## SHORT PROBLEM
Restate the lines word for word, from the first line of the records through the line containing "1.87, 1.70, 1.49, 1.19, 1.0, 1.0];". Leave out the pictures and anything after that line.

## RECORDS SHOWN

------------------------

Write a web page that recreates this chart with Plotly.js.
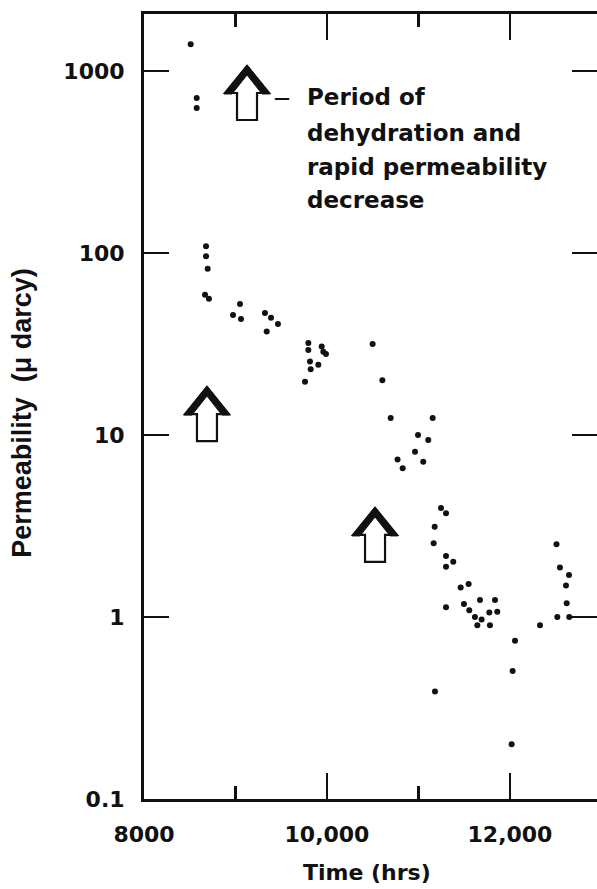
<!DOCTYPE html>
<html>
<head>
<meta charset="utf-8">
<script src="https://cdn.plot.ly/plotly-3.0.1.min.js"></script>
<style>html,body{margin:0;padding:0;background:#fff;}#chart{width:597px;height:889px;}</style>
</head>
<body>
<div id="chart"></div>
<script>
// Time (hrs)
var timeHrs = [8510, 8576, 8576, 8678, 8678, 8696, 8667, 8710, 9049, 8973,
  9060, 9322, 9388, 9464, 9341, 9796, 9796, 9942, 9960, 9989,
  9814, 9905, 9822, 9760, 10499, 10605, 10696, 11155, 10995, 11107,
  10962, 11052, 10771, 10827, 11246, 11301, 11177, 11166, 11301, 11380,
  11301, 11461, 11548, 11301, 11497, 11555, 11672, 11836, 11617, 11690,
  11774, 11861, 11643, 11781, 12328, 12055, 12029, 11180, 12018, 12508,
  12546, 12645, 12612, 12620, 12517, 12648];
// Permeability (micro darcy)
var permeability = [1400, 710, 625, 109, 96, 82, 59, 56, 52.5, 45.6,
  43.4, 46.8, 44, 40.7, 37, 32, 29.3, 30.6, 28.7, 27.9,
  25.3, 24.3, 23, 19.6, 31.6, 20, 12.4, 12.4, 10, 9.4,
  8.1, 7.13, 7.34, 6.56, 3.97, 3.72, 3.13, 2.54, 2.16, 2.01,
  1.89, 1.45, 1.52, 1.13, 1.18, 1.09, 1.24, 1.24, 1.0, 0.97,
  1.06, 1.07, 0.90, 0.90, 0.90, 0.74, 0.505, 0.39, 0.20, 2.51,
  1.87, 1.70, 1.49, 1.19, 1.0, 1.0];

var xTickVals = [8000, 10000, 12000];
var xTickText = ['8000', '10,000', '12,000'];
var xMinorVals = [9000, 11000];
var yTickVals = [0.1, 1, 10, 100, 1000];
var yTickText = ['0.1', '1', '10', '100', '1000'];

var noteLines = ['Period of', 'dehydration and', 'rapid permeability', 'decrease'];

var tickFont = {family: 'DejaVu Sans', size: 22, color: '#111', weight: 'bold'};

// arrow outline (pixels, relative to bottom-centre of stem)
function arrowShapes(xp, yp) {
  var outline = 'M -10,0 L 10,0 L 10,27 L 22,27 L 0,54 L -22,27 L -10,27 Z';
  var chevron = 'M -23,26 L 0,55 L 23,26 L 15,26 L 0,45 L -15,26 Z';
  var base = {xref: 'paper', yref: 'paper', xsizemode: 'pixel', ysizemode: 'pixel',
    xanchor: xp, yanchor: yp, layer: 'above'};
  return [
    Object.assign({type: 'path', path: outline, fillcolor: '#fff', line: {color: '#111', width: 2.2}}, base),
    Object.assign({type: 'path', path: chevron, fillcolor: '#111', line: {color: '#111', width: 1}}, base)
  ];
}

var shapes = [].concat(arrowShapes(0.2274, 0.865), arrowShapes(0.139, 0.456), arrowShapes(0.51, 0.302));

var annFont = {family: 'DejaVu Sans', size: 23, color: '#111', weight: 'bold'};
var lineY = [0.894, 0.848, 0.805, 0.763];
var annotations = noteLines.map(function (t, i) {
  return {xref: 'paper', yref: 'paper', x: 0.3554, y: lineY[i], xanchor: 'left', yanchor: 'middle',
    text: t, showarrow: false, font: annFont};
});
annotations.push({xref: 'paper', yref: 'paper', x: 0.2825, y: 0.894, xanchor: 'left', yanchor: 'middle',
  text: '—', showarrow: false, font: {family: 'DejaVu Sans', size: 16, color: '#111', weight: 'bold'}});
annotations.push({xref: 'paper', yref: 'paper', x: 0.492, y: 0, yshift: -73, xanchor: 'center', yanchor: 'middle',
  text: 'Time (hrs)', showarrow: false, font: {family: 'DejaVu Sans', size: 22, color: '#111', weight: 'bold'}});
annotations.push({xref: 'paper', yref: 'paper', x: 0, xshift: -122, y: 0.492, xanchor: 'center', yanchor: 'middle',
  textangle: -90, text: 'Permeability  (μ darcy)', showarrow: false,
  font: {family: 'Liberation Sans, Arial', size: 27, color: '#111', weight: 'bold'}});

var trace = {
  x: timeHrs, y: permeability, type: 'scatter', mode: 'markers',
  marker: {color: '#111', size: 6}, hoverinfo: 'skip'
};

var layout = {
  width: 597, height: 889,
  margin: {l: 144, r: 0, t: 14, b: 90},
  paper_bgcolor: '#fff', plot_bgcolor: '#fff',
  showlegend: false,
  xaxis: {
    range: [8000, 12951], showgrid: false, zeroline: false,
    showline: true, linecolor: '#111', linewidth: 3, mirror: 'ticks',
    ticks: 'inside', ticklen: 26, tickwidth: 2.5, tickcolor: '#111',
    tickmode: 'array', tickvals: xTickVals, ticktext: xTickText,
    minor: {tickmode: 'array', tickvals: xMinorVals, ticks: 'inside', ticklen: 13, tickwidth: 2.5, tickcolor: '#111', showgrid: false},
    tickfont: tickFont, ticklabelstandoff: 14
  },
  yaxis: {
    type: 'log', range: [-1, 3.313], showgrid: false, zeroline: false,
    showline: true, linecolor: '#111', linewidth: 3, mirror: 'ticks',
    ticks: 'inside', ticklen: 25, tickwidth: 2.5, tickcolor: '#111',
    tickmode: 'array', tickvals: yTickVals, ticktext: yTickText,
    tickfont: tickFont, ticklabelstandoff: 12
  },
  shapes: shapes,
  annotations: annotations
};

Plotly.newPlot('chart', [trace], layout, {staticPlot: true, displayModeBar: false});
</script>
</body>
</html>
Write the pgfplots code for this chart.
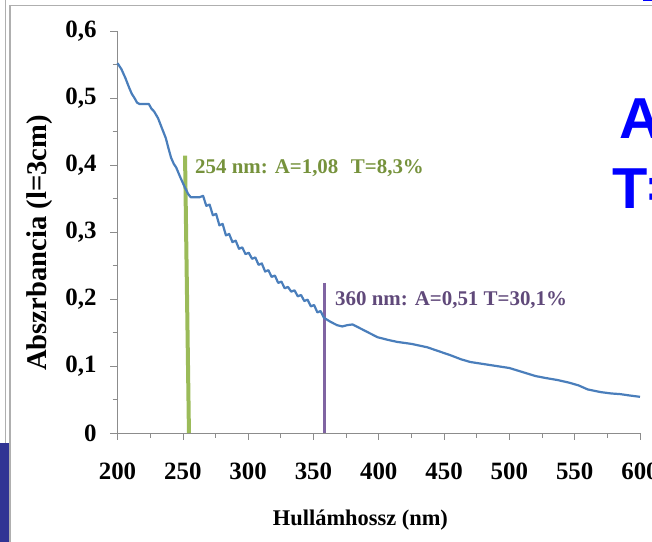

------------------------

## ANSWER TO THE EXERCISE
Write a web page that recreates this chart with Plotly.js.
<!DOCTYPE html>
<html>
<head>
<meta charset="utf-8">
<script src="https://cdn.plot.ly/plotly-3.0.1.min.js"></script>
<style>html,body{margin:0;padding:0;background:#fff;}#chart{width:597px;height:889px;}</style>
</head>
<body>
<div id="chart"></div>
<script>
// Time (hrs)
var timeHrs = [8510, 8576, 8576, 8678, 8678, 8696, 8667, 8710, 9049, 8973,
  9060, 9322, 9388, 9464, 9341, 9796, 9796, 9942, 9960, 9989,
  9814, 9905, 9822, 9760, 10499, 10605, 10696, 11155, 10995, 11107,
  10962, 11052, 10771, 10827, 11246, 11301, 11177, 11166, 11301, 11380,
  11301, 11461, 11548, 11301, 11497, 11555, 11672, 11836, 11617, 11690,
  11774, 11861, 11643, 11781, 12328, 12055, 12029, 11180, 12018, 12508,
  12546, 12645, 12612, 12620, 12517, 12648];
// Permeability (micro darcy)
var permeability = [1400, 710, 625, 109, 96, 82, 59, 56, 52.5, 45.6,
  43.4, 46.8, 44, 40.7, 37, 32, 29.3, 30.6, 28.7, 27.9,
  25.3, 24.3, 23, 19.6, 31.6, 20, 12.4, 12.4, 10, 9.4,
  8.1, 7.13, 7.34, 6.56, 3.97, 3.72, 3.13, 2.54, 2.16, 2.01,
  1.89, 1.45, 1.52, 1.13, 1.18, 1.09, 1.24, 1.24, 1.0, 0.97,
  1.06, 1.07, 0.90, 0.90, 0.90, 0.74, 0.505, 0.39, 0.20, 2.51,
  1.87, 1.70, 1.49, 1.19, 1.0, 1.0];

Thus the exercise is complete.